INTERNATIONAL

Kim Jong Un Issues War Threats and Demands A Change In South Korea’s Status

Seoul: North Korean leader Kim Jong Un cautioned that while his nation doesn’t desire conflict, it didn’t plan to avoid it on Monday when he asked for a constitutional reform to alter South Korea’s status as a distinct state, according to official media KCNA on Tuesday.

In a speech to the rubber-stamp parliament of North Korea, the Supreme People’s Assembly, Kim said that he had come to the ultimate judgment that unification with the South was no longer feasible. He also accused Seoul of pursuing unification via absorption and regime collapse.

“We don’t want war but we have no intention of avoiding it,” Kim was reported as saying by KCNA.

State media said that three agencies pertaining to unification and inter-Korean tourism will close.

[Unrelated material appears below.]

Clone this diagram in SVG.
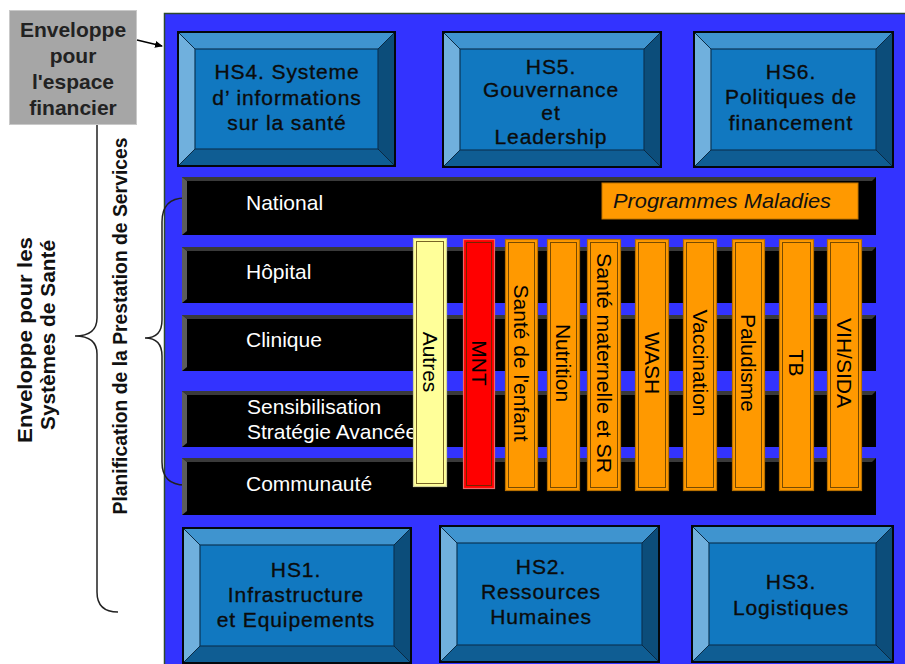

The action was taken in response to growing tensions on the Korean Peninsula brought on by a number of missile launches and Pyongyang’s determination to defy decades of established policy and alter its relations with South Korea.

According to analysts, North Korea’s foreign ministry may assume control of ties with Seoul and perhaps contribute to the justification of using nuclear weapons against South Korea in a future conflict.

Nuclear physicist Siegfried Hecker and former State Department official Robert Carlin said last week in research for the U.S.-based 38 North project that they believe the situation on the Korean Peninsula is more hazardous now than it has been since early June 1950.

“That may sound overly dramatic, but we believe that, like his grandfather in 1950, Kim Jong Un has made a strategic decision to go to war,” they said. “We do not know when or how Kim plans to pull the trigger, but the danger is already far beyond the routine warnings in Washington, Seoul, and Tokyo about Pyongyang’s ‘provocations.'”

However, other commentators have expressed more optimism, stating that the changes only reflect reality and might ultimately aid in the normalization of ties between the two Koreas.